How Pompeii went down
Pompeii was a rich seaport at the mouth of the Sarno River with around 15,000 inhabitants. It has been a UNESCO World Heritage Site since 1997.
Vesuvius was not considered a danger as it had not been active for centuries, and people settled on the slopes too. An earthquake in AD 62 was not associated with the volcano. In AD 79, it erupted on the afternoon of August 24th. In the first phase, which was accompanied by many earthquakes and lasted until the next morning, a 15 kilometer high cloud of ash, gas and water vapor formed. During the night the activity decreased and many residents returned. In the morning came the lava that led to the downfall of the city. The hot ash that rained down on the city and the lava buried everything up to 6 meters high. People and animals died in seconds and left their mark on the cooling ashes. The sea is now 1.5 km away.
Volcanoes in Campania
The Campania region is still a volcanically active area today and the danger gives it a special charm. Next to Vesuvius there is the area of the Phlegraean Fields, where the Greeks assumed the entrance to the underworld. A whole family sank here a few years ago. A naughty child ignored the barrier and sank in the hot sand. The mother jumped after to save him and so did the father. Only the older son survived. What a tragedy!

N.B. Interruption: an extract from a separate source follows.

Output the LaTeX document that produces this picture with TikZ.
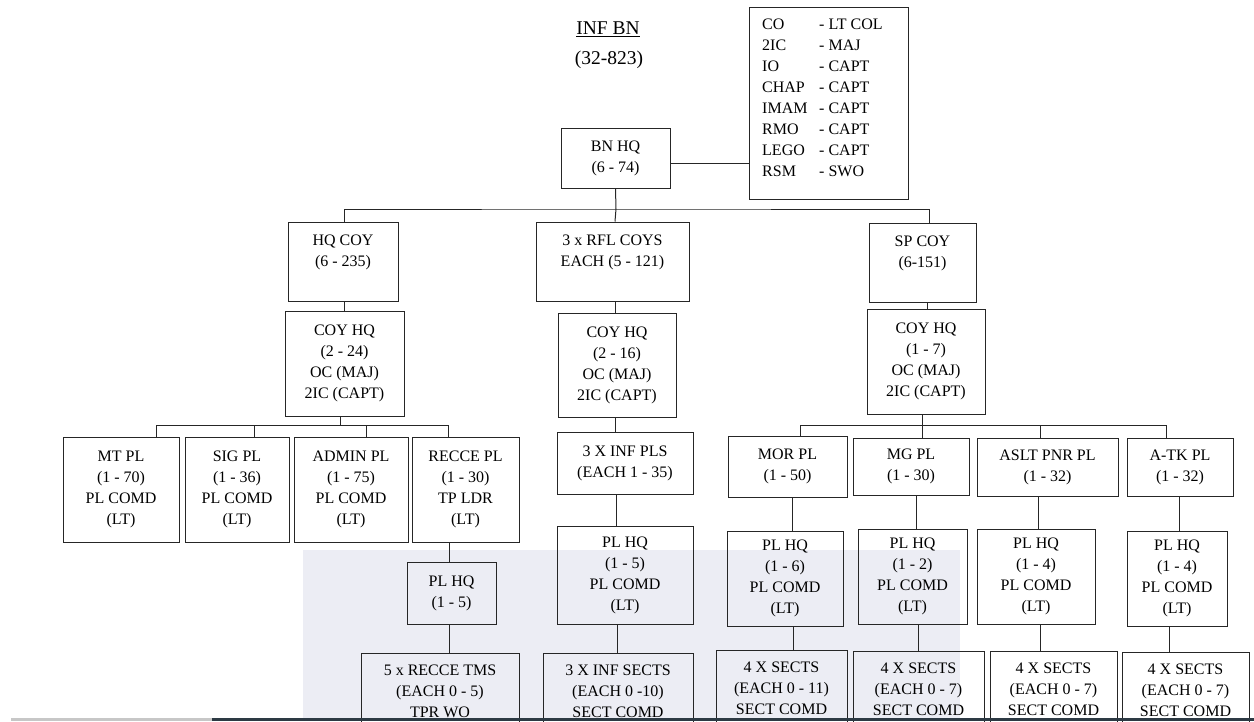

The thermal baths of Ischia testify to the volcanic activity and places like Sorrento, the Amalfi coast and the island of Capri invite us to dream.
Visit the excavations
See the ancient streets with their carriageways, sidewalks, pedestrian crossings, and water pipes. In the lanes you can see the ruts of the carts. Traces from almost 2,000 years ago!
Human bodies have left their mark on the hot ashes. They have been unplugged and you can see their final moments, even the grimaces of horror.
Is a guided tour worth it?
The excavations cover an area of 44 hectares, 22 hectares of which can be visited. The area is divided into 9 “Regio” to enable better orientation. The Soprintendenza Pompei will provide you with a 148-page information booklet. Nevertheless, it is not easy to distinguish the really important and interesting things from the less interesting.
It’s hard to see such a large area in one day. If you only have a few hours available, we definitely recommend a guided tour.
Day tours from Rome
These are our favorites:
Day tour to Pompeii and Naples with hotel pickup and lunch
Day trip to ancient Pompeii and Sorrento, guided tour with an archaeologist and drive to the picturesque coastal city of Sorrento
If you organize the journey to Pompeii yourself:
Our tip: Pompeii and Vesuvius from Naples. This trip gives you the unique opportunity to see Pompeii and Mount Vesuvius, which buried the city when it erupted, in one day. Drive up the volcano to the parking lot under the crater and then climb a wide footpath to the crater.
The most important excavations of ancient Pompeii
At the moment there are some restrictions in order to comply with the distance rules that apply in Italy. Therefore, not all excavations can be visited.
The Sovrintendenza Pompei has defined a blue and a green route. The green route starts at the entrance to Piazza Anfiteatro. The blue route starts at Porta Marina.
These are the most important excavations you can visit:
- The amphitheater, Regio II: It is the oldest known amphitheater of Roman antiquity. It was made in 70 BC. It is 150 years older than the Colosseum. There was space for up to 20,000 spectators here.
- The Orto dei Fuggiaschi, Regio I: in ancient Pompeii there was a vineyard here. Here 13 adults and children were caught by the lava on the run. Their plaster casts can be viewed today.
- The House of the Faun, Regio VI: It takes its name from the figure of a satyr who is in a water basin. With an area of almost 3,000 m², it is one of the largest houses and shows the wealth and status of its owner.
- The house of Sallustius, Regio VI: It bears the name because of a graffiti, “vote Sallustius”. Unfortunately, it cannot be viewed at the moment. It is dated to around 180 BC. and is an important example of how the Italic tribe of the Samnites lived.
- The Temple of Jupiter, Regio VII: It is located on the axis of the forum, which is oriented towards Vesuvius.
- Il Lupanare, Regio VII: Unfortunately, the brothel cannot be visited at the moment. Both routes lead you past the house. The apartments were on the upper floor and the work area was on the lower floor.
It is currently not possible to visit the Porta Ercolano. From here the path led to Herculaneum, which was also destroyed by the volcanic eruption. Herculaneum has also been excavated and can be visited.
In front of the Porta Ercolano are the Villa des Diomedes and the Villa dei Misteri, which unfortunately cannot be visited at the moment. In the Villa dei Misteri, one of the best preserved wall paintings of antiquity extends over three walls. It shows Dionysus with his bride Arianne. A place only for the followers of the mysterious cult.